→ **Exercise goal**
Reproduce the listing below exactly. Pictures do not belong in the copy.

— START —

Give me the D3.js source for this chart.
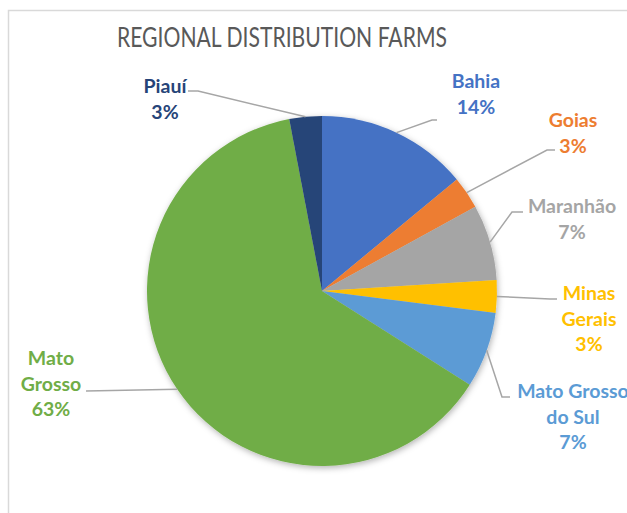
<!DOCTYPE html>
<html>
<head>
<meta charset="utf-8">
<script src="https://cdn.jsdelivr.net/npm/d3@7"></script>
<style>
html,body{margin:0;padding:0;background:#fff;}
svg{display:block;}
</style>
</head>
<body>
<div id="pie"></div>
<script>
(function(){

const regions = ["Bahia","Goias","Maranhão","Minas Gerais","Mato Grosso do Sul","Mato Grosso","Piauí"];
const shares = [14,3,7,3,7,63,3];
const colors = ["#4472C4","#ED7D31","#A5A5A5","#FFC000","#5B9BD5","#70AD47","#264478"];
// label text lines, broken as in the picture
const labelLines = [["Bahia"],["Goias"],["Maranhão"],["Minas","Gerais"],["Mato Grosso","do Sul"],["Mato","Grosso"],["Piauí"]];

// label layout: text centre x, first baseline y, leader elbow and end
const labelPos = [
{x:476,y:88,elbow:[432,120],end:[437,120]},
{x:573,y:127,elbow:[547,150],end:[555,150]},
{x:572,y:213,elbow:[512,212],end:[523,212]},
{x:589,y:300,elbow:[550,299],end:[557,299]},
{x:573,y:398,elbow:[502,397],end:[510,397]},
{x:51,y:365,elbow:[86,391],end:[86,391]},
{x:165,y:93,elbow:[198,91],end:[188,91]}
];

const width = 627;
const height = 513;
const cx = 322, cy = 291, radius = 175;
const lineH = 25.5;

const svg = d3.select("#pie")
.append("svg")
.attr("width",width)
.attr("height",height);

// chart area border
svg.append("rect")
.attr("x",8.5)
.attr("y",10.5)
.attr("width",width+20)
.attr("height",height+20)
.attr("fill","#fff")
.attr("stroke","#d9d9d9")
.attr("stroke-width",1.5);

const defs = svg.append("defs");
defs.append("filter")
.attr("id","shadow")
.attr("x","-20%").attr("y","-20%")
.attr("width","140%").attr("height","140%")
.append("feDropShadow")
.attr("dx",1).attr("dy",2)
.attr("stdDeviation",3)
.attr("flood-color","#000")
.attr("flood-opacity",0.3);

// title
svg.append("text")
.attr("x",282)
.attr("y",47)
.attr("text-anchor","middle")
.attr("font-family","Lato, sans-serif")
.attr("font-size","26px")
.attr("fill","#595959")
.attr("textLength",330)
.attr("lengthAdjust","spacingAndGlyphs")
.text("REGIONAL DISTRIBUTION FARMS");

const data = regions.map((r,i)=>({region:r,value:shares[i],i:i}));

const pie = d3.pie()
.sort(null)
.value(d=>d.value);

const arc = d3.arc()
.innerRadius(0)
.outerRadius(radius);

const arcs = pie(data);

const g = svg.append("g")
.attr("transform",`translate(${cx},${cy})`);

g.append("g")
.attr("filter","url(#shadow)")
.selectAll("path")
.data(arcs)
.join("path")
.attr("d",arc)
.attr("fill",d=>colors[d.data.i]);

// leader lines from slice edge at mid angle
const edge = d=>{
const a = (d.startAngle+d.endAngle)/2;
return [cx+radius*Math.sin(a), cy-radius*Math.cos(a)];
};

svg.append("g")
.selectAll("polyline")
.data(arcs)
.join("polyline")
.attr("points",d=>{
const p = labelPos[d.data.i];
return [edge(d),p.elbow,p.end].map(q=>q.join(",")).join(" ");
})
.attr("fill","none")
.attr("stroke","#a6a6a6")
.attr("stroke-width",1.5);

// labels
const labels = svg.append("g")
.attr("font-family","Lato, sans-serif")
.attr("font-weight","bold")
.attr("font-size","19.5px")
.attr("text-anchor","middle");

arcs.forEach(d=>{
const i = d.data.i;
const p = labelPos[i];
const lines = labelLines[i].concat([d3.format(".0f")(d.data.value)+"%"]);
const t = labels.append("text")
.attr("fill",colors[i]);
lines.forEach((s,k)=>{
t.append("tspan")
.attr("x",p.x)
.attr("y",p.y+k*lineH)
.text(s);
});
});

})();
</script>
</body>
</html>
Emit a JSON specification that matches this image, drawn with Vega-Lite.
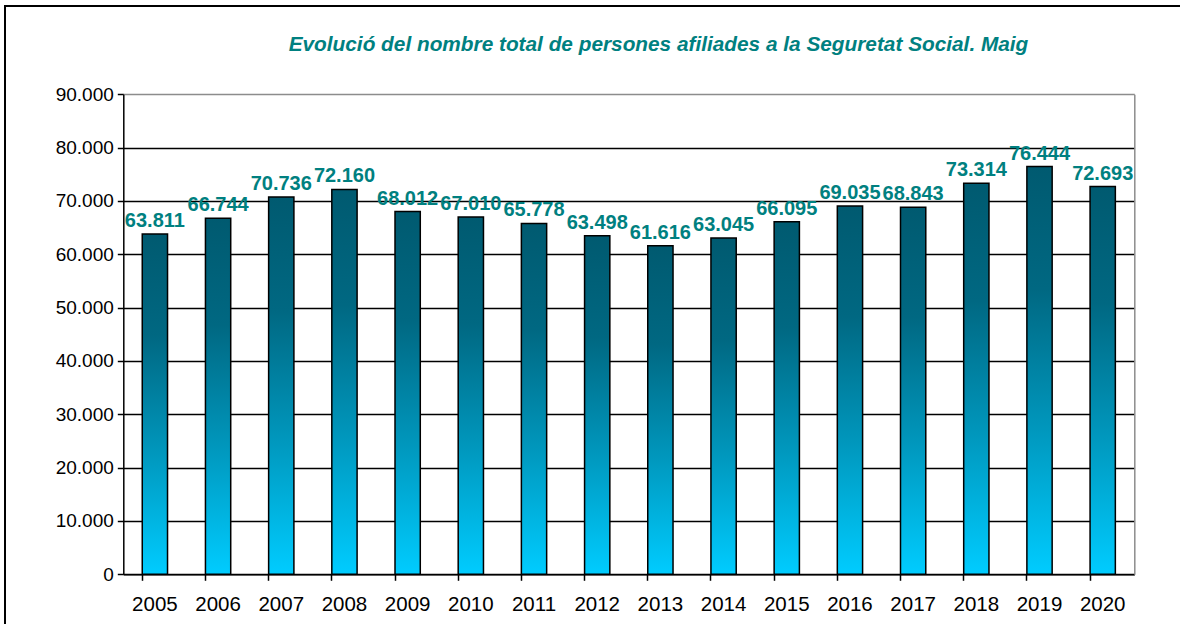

— END —

→ **The output**
Give me the D3.js source for this chart.
<!DOCTYPE html>
<html>
<head>
<meta charset="utf-8">
<script src="https://cdn.jsdelivr.net/npm/d3@7"></script>
<style>
html,body{margin:0;padding:0;background:#fff;}
svg{display:block;}
</style>
</head>
<body>
<div id="pie"></div>
<script>
(function(){

const regions = ["Bahia","Goias","Maranhão","Minas Gerais","Mato Grosso do Sul","Mato Grosso","Piauí"];
const shares = [14,3,7,3,7,63,3];
const colors = ["#4472C4","#ED7D31","#A5A5A5","#FFC000","#5B9BD5","#70AD47","#264478"];
// label text lines, broken as in the picture
const labelLines = [["Bahia"],["Goias"],["Maranhão"],["Minas","Gerais"],["Mato Grosso","do Sul"],["Mato","Grosso"],["Piauí"]];

// label layout: text centre x, first baseline y, leader elbow and end
const labelPos = [
{x:476,y:88,elbow:[432,120],end:[437,120]},
{x:573,y:127,elbow:[547,150],end:[555,150]},
{x:572,y:213,elbow:[512,212],end:[523,212]},
{x:589,y:300,elbow:[550,299],end:[557,299]},
{x:573,y:398,elbow:[502,397],end:[510,397]},
{x:51,y:365,elbow:[86,391],end:[86,391]},
{x:165,y:93,elbow:[198,91],end:[188,91]}
];

const width = 627;
const height = 513;
const cx = 322, cy = 291, radius = 175;
const lineH = 25.5;

const svg = d3.select("#pie")
.append("svg")
.attr("width",width)
.attr("height",height);

// chart area border
svg.append("rect")
.attr("x",8.5)
.attr("y",10.5)
.attr("width",width+20)
.attr("height",height+20)
.attr("fill","#fff")
.attr("stroke","#d9d9d9")
.attr("stroke-width",1.5);

const defs = svg.append("defs");
defs.append("filter")
.attr("id","shadow")
.attr("x","-20%").attr("y","-20%")
.attr("width","140%").attr("height","140%")
.append("feDropShadow")
.attr("dx",1).attr("dy",2)
.attr("stdDeviation",3)
.attr("flood-color","#000")
.attr("flood-opacity",0.3);

// title
svg.append("text")
.attr("x",282)
.attr("y",47)
.attr("text-anchor","middle")
.attr("font-family","Lato, sans-serif")
.attr("font-size","26px")
.attr("fill","#595959")
.attr("textLength",330)
.attr("lengthAdjust","spacingAndGlyphs")
.text("REGIONAL DISTRIBUTION FARMS");

const data = regions.map((r,i)=>({region:r,value:shares[i],i:i}));

const pie = d3.pie()
.sort(null)
.value(d=>d.value);

const arc = d3.arc()
.innerRadius(0)
.outerRadius(radius);

const arcs = pie(data);

const g = svg.append("g")
.attr("transform",`translate(${cx},${cy})`);

g.append("g")
.attr("filter","url(#shadow)")
.selectAll("path")
.data(arcs)
.join("path")
.attr("d",arc)
.attr("fill",d=>colors[d.data.i]);

// leader lines from slice edge at mid angle
const edge = d=>{
const a = (d.startAngle+d.endAngle)/2;
return [cx+radius*Math.sin(a), cy-radius*Math.cos(a)];
};

svg.append("g")
.selectAll("polyline")
.data(arcs)
.join("polyline")
.attr("points",d=>{
const p = labelPos[d.data.i];
return [edge(d),p.elbow,p.end].map(q=>q.join(",")).join(" ");
})
.attr("fill","none")
.attr("stroke","#a6a6a6")
.attr("stroke-width",1.5);

// labels
const labels = svg.append("g")
.attr("font-family","Lato, sans-serif")
.attr("font-weight","bold")
.attr("font-size","19.5px")
.attr("text-anchor","middle");

arcs.forEach(d=>{
const i = d.data.i;
const p = labelPos[i];
const lines = labelLines[i].concat([d3.format(".0f")(d.data.value)+"%"]);
const t = labels.append("text")
.attr("fill",colors[i]);
lines.forEach((s,k)=>{
t.append("tspan")
.attr("x",p.x)
.attr("y",p.y+k*lineH)
.text(s);
});
});

})();
</script>
</body>
</html>
Emit a JSON specification that matches this image, drawn with Vega-Lite.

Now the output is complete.